Set exercise – Starting at the line that contains "Write a web" and stopping at the line that contains "const yTitle = 'Чувствительность';", copy every line exactly, both ends included, without the pictures.

Stored records
>>>>>

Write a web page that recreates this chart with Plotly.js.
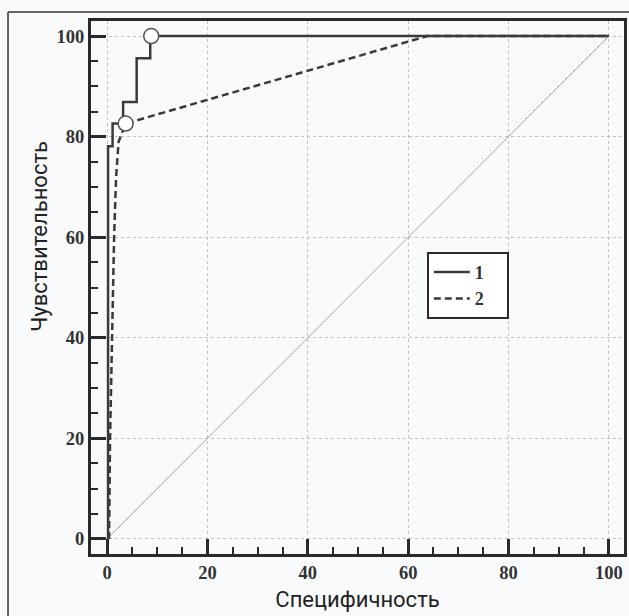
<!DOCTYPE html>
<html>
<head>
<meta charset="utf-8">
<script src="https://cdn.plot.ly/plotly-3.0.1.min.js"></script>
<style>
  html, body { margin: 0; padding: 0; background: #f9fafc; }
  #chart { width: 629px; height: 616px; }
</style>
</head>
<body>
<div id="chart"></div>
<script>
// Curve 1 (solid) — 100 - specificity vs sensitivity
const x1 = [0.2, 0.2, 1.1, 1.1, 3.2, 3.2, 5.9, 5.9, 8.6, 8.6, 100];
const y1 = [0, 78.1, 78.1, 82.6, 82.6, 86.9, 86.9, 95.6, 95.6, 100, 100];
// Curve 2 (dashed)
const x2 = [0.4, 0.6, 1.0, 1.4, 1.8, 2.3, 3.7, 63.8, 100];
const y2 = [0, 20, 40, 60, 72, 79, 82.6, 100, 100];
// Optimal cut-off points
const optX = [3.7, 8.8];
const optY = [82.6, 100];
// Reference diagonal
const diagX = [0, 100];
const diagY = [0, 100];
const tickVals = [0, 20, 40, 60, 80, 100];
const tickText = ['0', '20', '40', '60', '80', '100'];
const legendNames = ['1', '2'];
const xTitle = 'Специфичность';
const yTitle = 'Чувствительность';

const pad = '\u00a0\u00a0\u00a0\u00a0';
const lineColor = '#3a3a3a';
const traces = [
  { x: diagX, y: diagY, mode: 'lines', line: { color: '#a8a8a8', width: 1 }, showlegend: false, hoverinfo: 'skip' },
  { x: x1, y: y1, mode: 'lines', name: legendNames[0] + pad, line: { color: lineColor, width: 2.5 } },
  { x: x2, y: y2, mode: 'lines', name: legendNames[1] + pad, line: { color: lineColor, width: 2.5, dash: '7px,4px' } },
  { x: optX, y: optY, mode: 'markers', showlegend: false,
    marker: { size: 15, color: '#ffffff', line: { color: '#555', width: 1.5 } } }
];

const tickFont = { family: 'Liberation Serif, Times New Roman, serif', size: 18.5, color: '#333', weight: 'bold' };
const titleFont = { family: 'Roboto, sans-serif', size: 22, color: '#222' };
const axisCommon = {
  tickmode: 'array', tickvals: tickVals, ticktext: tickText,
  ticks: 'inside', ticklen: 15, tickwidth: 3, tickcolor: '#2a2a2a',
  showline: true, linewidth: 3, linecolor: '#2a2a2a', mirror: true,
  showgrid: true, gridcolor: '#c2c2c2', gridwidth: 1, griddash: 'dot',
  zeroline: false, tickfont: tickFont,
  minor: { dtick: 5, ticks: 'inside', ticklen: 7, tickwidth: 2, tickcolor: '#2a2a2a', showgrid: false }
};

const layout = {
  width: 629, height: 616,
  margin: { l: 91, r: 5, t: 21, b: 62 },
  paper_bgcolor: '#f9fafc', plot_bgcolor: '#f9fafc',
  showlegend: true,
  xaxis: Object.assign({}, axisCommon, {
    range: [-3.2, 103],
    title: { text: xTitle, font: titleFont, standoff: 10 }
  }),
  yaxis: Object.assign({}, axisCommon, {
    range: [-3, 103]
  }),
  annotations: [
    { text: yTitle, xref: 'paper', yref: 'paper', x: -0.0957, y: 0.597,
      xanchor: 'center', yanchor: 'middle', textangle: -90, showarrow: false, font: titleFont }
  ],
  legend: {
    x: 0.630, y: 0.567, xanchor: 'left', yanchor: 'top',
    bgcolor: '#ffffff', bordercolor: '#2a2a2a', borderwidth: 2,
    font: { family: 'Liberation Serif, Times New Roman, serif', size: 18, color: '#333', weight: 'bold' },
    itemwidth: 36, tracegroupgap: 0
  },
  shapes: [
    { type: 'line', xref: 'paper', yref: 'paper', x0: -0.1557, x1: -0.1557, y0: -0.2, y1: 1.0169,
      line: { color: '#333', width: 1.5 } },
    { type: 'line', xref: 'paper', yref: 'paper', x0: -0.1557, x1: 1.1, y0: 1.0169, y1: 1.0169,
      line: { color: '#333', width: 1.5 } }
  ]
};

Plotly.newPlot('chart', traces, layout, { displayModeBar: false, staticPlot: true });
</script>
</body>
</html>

<<<<<
>>>>>

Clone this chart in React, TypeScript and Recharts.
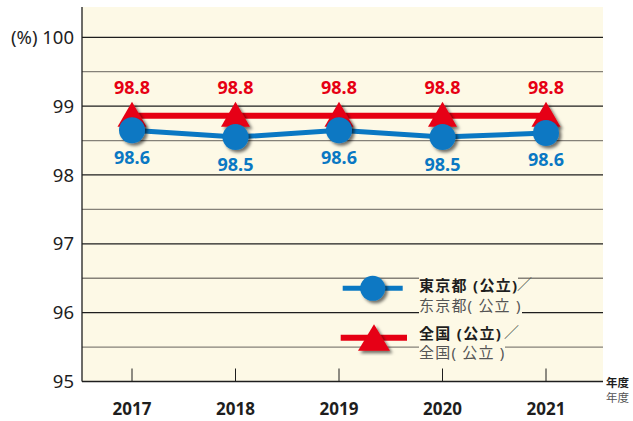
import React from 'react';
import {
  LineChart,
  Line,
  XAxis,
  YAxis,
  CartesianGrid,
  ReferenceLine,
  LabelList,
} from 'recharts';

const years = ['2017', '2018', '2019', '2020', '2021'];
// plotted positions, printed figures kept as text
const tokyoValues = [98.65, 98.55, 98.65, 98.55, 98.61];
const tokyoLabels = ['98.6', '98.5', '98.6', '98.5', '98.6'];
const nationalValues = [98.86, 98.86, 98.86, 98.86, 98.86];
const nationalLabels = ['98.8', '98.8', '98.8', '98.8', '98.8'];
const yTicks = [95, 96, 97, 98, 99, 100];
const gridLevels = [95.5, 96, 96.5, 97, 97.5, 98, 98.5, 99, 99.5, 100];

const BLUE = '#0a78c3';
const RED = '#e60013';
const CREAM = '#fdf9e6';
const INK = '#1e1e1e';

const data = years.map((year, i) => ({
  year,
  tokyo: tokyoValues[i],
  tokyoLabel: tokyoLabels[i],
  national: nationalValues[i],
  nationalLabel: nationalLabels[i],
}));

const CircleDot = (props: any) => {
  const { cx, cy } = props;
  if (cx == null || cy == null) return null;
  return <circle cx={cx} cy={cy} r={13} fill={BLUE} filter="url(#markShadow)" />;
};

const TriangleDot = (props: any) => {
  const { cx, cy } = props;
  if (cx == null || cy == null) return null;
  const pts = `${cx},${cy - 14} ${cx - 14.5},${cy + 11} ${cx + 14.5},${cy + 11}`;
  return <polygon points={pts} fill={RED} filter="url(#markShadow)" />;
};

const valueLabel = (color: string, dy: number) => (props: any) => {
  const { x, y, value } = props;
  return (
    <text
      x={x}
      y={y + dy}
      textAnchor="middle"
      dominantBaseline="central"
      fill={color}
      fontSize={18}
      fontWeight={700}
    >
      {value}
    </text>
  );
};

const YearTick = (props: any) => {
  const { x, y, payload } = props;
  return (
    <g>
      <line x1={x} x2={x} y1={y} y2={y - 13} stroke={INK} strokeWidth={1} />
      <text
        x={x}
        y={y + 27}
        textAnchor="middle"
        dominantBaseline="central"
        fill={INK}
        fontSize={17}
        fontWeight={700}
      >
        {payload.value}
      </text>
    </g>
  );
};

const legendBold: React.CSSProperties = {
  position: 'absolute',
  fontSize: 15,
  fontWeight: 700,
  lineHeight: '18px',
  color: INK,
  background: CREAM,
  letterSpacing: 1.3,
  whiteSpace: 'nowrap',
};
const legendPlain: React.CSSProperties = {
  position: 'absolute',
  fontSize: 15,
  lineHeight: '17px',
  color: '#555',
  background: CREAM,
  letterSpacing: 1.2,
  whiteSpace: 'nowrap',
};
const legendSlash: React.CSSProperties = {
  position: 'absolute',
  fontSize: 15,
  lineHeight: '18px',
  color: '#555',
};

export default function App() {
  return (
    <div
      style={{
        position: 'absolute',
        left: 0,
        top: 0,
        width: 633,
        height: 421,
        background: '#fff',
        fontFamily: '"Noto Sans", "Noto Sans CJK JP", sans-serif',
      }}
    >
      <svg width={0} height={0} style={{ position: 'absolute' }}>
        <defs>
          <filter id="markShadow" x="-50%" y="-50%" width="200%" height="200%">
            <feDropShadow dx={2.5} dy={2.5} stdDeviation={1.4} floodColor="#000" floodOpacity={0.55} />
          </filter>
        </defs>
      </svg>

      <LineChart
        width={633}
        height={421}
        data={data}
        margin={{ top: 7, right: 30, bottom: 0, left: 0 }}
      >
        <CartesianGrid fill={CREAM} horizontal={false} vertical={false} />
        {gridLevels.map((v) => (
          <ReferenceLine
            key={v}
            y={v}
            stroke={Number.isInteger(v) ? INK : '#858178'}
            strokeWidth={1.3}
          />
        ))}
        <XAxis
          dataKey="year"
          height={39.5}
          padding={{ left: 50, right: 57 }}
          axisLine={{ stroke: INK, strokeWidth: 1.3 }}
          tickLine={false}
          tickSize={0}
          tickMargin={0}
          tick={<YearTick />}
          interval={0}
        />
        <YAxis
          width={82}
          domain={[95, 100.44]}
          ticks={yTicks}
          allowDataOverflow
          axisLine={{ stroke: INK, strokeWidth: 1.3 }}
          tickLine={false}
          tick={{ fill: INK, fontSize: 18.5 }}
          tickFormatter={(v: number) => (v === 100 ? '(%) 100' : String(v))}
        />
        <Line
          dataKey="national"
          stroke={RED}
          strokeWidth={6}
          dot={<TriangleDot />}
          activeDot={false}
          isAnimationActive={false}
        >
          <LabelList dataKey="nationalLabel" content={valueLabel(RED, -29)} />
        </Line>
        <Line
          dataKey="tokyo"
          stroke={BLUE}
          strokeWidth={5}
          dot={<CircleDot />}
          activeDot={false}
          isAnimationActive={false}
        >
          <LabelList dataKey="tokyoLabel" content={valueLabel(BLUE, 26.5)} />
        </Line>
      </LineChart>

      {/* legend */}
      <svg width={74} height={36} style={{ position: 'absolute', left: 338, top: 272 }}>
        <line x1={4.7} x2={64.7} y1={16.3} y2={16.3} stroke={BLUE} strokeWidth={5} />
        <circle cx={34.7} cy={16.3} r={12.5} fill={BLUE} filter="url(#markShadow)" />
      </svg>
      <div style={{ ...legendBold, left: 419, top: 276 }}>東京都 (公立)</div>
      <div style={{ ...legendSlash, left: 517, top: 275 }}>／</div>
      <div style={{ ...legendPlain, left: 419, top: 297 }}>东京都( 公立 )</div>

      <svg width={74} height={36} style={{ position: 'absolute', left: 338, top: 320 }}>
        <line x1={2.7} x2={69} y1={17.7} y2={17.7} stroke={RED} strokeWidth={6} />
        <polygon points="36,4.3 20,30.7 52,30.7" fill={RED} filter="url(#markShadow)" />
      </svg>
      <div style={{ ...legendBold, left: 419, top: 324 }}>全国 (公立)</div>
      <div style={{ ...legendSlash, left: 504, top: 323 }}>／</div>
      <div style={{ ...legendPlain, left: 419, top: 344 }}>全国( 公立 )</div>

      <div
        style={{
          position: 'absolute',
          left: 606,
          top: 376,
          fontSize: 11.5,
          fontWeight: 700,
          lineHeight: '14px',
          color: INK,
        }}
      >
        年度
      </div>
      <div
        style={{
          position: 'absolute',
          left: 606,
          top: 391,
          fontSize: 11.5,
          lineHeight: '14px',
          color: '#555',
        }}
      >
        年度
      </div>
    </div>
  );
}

<<<<<

Response to the task –
Write a web page that recreates this chart with Plotly.js.
<!DOCTYPE html>
<html>
<head>
<meta charset="utf-8">
<script src="https://cdn.plot.ly/plotly-3.0.1.min.js"></script>
<style>
  html, body { margin: 0; padding: 0; background: #f9fafc; }
  #chart { width: 629px; height: 616px; }
</style>
</head>
<body>
<div id="chart"></div>
<script>
// Curve 1 (solid) — 100 - specificity vs sensitivity
const x1 = [0.2, 0.2, 1.1, 1.1, 3.2, 3.2, 5.9, 5.9, 8.6, 8.6, 100];
const y1 = [0, 78.1, 78.1, 82.6, 82.6, 86.9, 86.9, 95.6, 95.6, 100, 100];
// Curve 2 (dashed)
const x2 = [0.4, 0.6, 1.0, 1.4, 1.8, 2.3, 3.7, 63.8, 100];
const y2 = [0, 20, 40, 60, 72, 79, 82.6, 100, 100];
// Optimal cut-off points
const optX = [3.7, 8.8];
const optY = [82.6, 100];
// Reference diagonal
const diagX = [0, 100];
const diagY = [0, 100];
const tickVals = [0, 20, 40, 60, 80, 100];
const tickText = ['0', '20', '40', '60', '80', '100'];
const legendNames = ['1', '2'];
const xTitle = 'Специфичность';
const yTitle = 'Чувствительность';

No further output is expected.